Laser powder bed fusion (LPBF) is one class of metal additive manufacturing (AM) used to fabricate high-quality complex-shape components. This technology has significantly progressed over the last several years allowing the fabrication of high-value components for a broad range of applications, normally unmatched by other metal AM processes. However, the full adoption of LPBF to serial production is still challenging due to several barriers such as repeatability and reliability of final product quality. The main obstacle could be the high sensitivity of LPBF to environmental and process disturbances. Additionally, LPBF is governed by many process parameters. These factors profoundly affect the process, causing defects formation. To achieve high quality parts, trial and errors are conventionally carried out to obtain optimum parameters that result in good quality for a specific application. However, in recent years attention to the development of quality assurance platforms in LPBF has been the cornerstone of research and development. To this end, researchers have proceeded with three steps: 1) Gaining knowledge from the process by installing in-situ sensing equipment and collecting information from the process. 2) Understanding how the print parameters affect the process, analyzing in-situ datasets and developing defect detection algorithms, and 3) Developing real-time closed-loop control systems using the detection algorithms of Step 2 to automatically adjust the undesired phenomena in the process by changing the print parameters. Although valuable studies were published for the two first steps, the development of real-time controllers has remained challenging. Thus, this study aims to critically review the two first steps to provide insights for researchers into moving toward the development of the control system.
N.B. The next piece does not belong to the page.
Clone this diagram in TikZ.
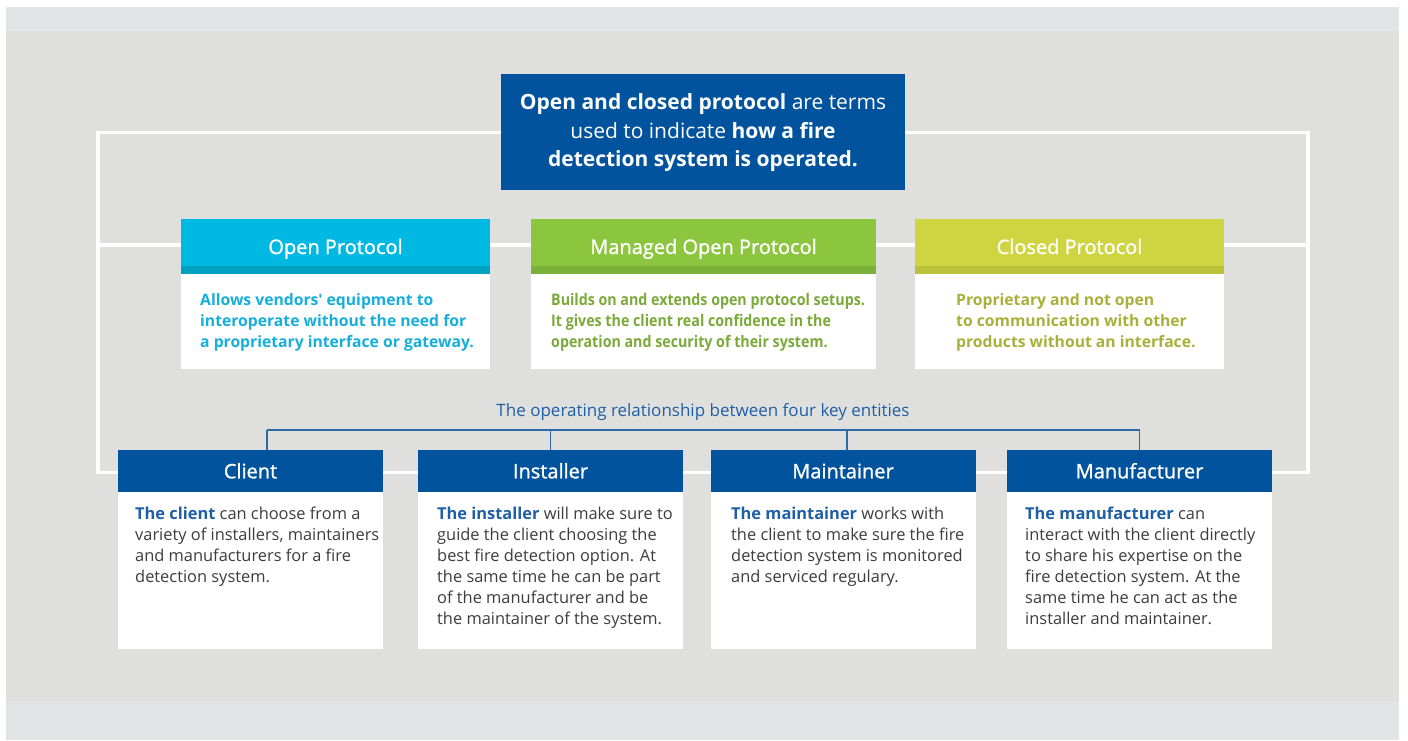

In this study, in-situ sensing devices implemented in LPBF are categorized, explained in detail, and mapped to the literature. Then, a comprehensive review is conducted on the latest machine learning (ML) algorithms applied to the in-situ data of LPBF, such as supervised learning, unsupervised learning, and reinforcement learning. Additionally, a comprehensive discussion is provided on in-situ sensors and ML methods applied to LPBF. Lastly, this article specifies trends and future research outlook on this topic.